Thursday, January 6, 2011

Next Stop: Ninth Grade

Jeff Bridges, as Kevin Flynn in the recent Disney production, Tron: Legacy, says: "Perfection is unknowable."

David Tennant, as Dr. Who in a 2009 Thanksgiving special for the series, says: "Adelaide, I've done this sort of thing before. In small ways, saved some little people. But never someone as important as you. Ooh, I'm good!" Adelaide responds, "Little people? What, like Mia and Yuri? Who decides they're so unimportant? You?"

I wonder this. Who, after Thomas Carlyle, subscribed to the Great Man approach to history as a vindicated academic discipline? Long before the cultural turn and all its friends, there's been no such thing as a one-man production on the historical stage. And the quest for perfection? Didn't that leave the realm of philosophy essentially the same time the discipline split from theology?

They say that as the size of a mob increases, the average intelligence of its members decreases. They say that news broadcasts are delivered for the average intelligence of a 14-year-old.

Must it be so? I'm not yet convinced it does.

More importantly, even if we take for granted that these ventures will be produced for 14-year-olds: why can't we be smarter than a 14-year-old? A computer programmer ought to be better than a typical user. A teacher who assigns "1984" should have read other dystopian novels, the rest of George Orwell's bibliography, know the historical context...so s/he will have a leg up on his/her students. Did Edward Kitsis and Adam Horowitz contemplate perfection and come merely to that conclusion when they wrote Tron? Was "little people" the ultimate decision Russell T Davies could reach for Dr. Who?

When I wrote about Inception I asked what it is we're afraid of contemplating, why the American movie-going public needs its failsafes of video games and immortality.
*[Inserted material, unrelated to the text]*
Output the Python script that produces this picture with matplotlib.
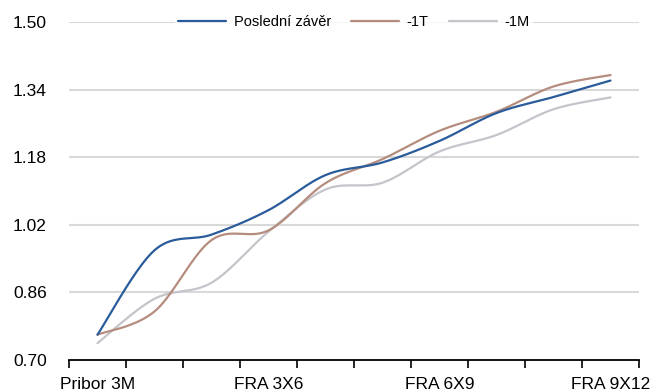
import numpy as np
import matplotlib
matplotlib.use("Agg")
import matplotlib.pyplot as plt

categories = ["Pribor 3M", "FRA 1X4", "FRA 2X5", "FRA 3X6", "FRA 4X7",
              "FRA 5X8", "FRA 6X9", "FRA 7X10", "FRA 8X11", "FRA 9X12"]
posledni = [0.76, 0.96, 0.997, 1.055, 1.138, 1.168, 1.219, 1.285, 1.323, 1.362]
minus_1t = [0.76, 0.815, 0.984, 1.007, 1.119, 1.176, 1.243, 1.288, 1.348, 1.375]
minus_1m = [0.74, 0.845, 0.883, 1.004, 1.104, 1.12, 1.194, 1.233, 1.294, 1.322]
series_names = ["Poslední závěr", "-1T", "-1M"]
yticks = [0.70, 0.86, 1.02, 1.18, 1.34, 1.50]
shown_labels = [0, 3, 6, 9]

colors = ["#2A5B9B", "#B58D7E", "#C4C4CA"]

plt.rcParams["font.family"] = ["Liberation Sans", "DejaVu Sans"]


def smooth(values, steps=40):
    """Bezier smoothing through every point (Catmull-Rom style tangents)."""
    y = np.asarray(values, float)
    x = np.arange(len(y), dtype=float)
    xp = np.concatenate([[x[0]], x, [x[-1]]])
    yp = np.concatenate([[y[0]], y, [y[-1]]])
    xs, ys = [], []
    t = np.linspace(0, 1, steps)
    for i in range(len(y) - 1):
        p0 = np.array([x[i], y[i]])
        p3 = np.array([x[i + 1], y[i + 1]])
        c1 = p0 + (np.array([xp[i + 2], yp[i + 2]]) - np.array([xp[i], yp[i]])) / 6
        c2 = p3 - (np.array([xp[i + 3], yp[i + 3]]) - np.array([xp[i + 1], yp[i + 1]])) / 6
        b = ((1 - t) ** 3)[:, None] * p0 + (3 * (1 - t) ** 2 * t)[:, None] * c1 \
            + (3 * (1 - t) * t ** 2)[:, None] * c2 + (t ** 3)[:, None] * p3
        xs.append(b[:, 0])
        ys.append(b[:, 1])
    return np.concatenate(xs), np.concatenate(ys)


fig = plt.figure(figsize=(6.56, 3.91), dpi=100)
ax = fig.add_axes([69 / 656, 1 - 360 / 391, 570 / 656, (360 - 22.3) / 391])

for i, (vals, name) in enumerate(zip([posledni, minus_1t, minus_1m], series_names)):
    sx, sy = smooth(vals)
    ax.plot(sx, sy, color=colors[i], lw=1.6, label=name, zorder=3 - i * 0.1,
            solid_capstyle="round")

ax.set_xlim(-0.5, len(categories) - 0.5)
ax.set_ylim(0.70, 1.50)
ax.set_yticks(yticks)
ax.set_yticklabels([f"{v:.2f}" for v in yticks])
for v in yticks[1:]:
    ax.axhline(v, color="#D9D9D9", lw=1.5, zorder=1)

ax.set_xticks(shown_labels)
ax.set_xticklabels([categories[i] for i in shown_labels])
ax.set_xticks(np.arange(-0.5, len(categories)), minor=True)
ax.tick_params(axis="x", which="major", length=0, pad=12, labelsize=12.5)
ax.tick_params(axis="x", which="minor", length=6, width=1.2, color="black")
ax.tick_params(axis="y", length=0, pad=16, labelsize=12.5)

for s in ["top", "right", "left"]:
    ax.spines[s].set_visible(False)
ax.spines["bottom"].set_linewidth(1.3)
ax.spines["bottom"].set_color("black")
ax.spines["bottom"].set_zorder(4)

leg = ax.legend(loc="center", bbox_to_anchor=(0.5, 1.0), ncol=3, frameon=True,
                fontsize=10.5, handlelength=3.3, handletextpad=0.5,
                columnspacing=1.4, borderpad=0.2, fancybox=False)
leg.get_frame().set_facecolor("white")
leg.get_frame().set_edgecolor("white")
leg.get_frame().set_linewidth(0)
leg.set_zorder(5)

fig.savefig("out.png", dpi=100)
Why do we need to restrict ourselves from enlightenment? From riddles? From ambiguity and contemporaneity? Don't tell me The People aren't smart enough. I say they're not trying hard enough.

Monday, January 3, 2011

It's because I don't buy wire hangers.

Some new apocalypse porn movie (or perhaps a movie with Nicolas Cage -- they're usually mutually inclusive) was advertised on the TV.
Me: "Oh, look, more Apocalypse Porn™. The Apocalypse will kill everyone off except for an indicative white, middle class male and his heteronormative nuclear family--"
Mom: "Right, right, because he's a cockroach."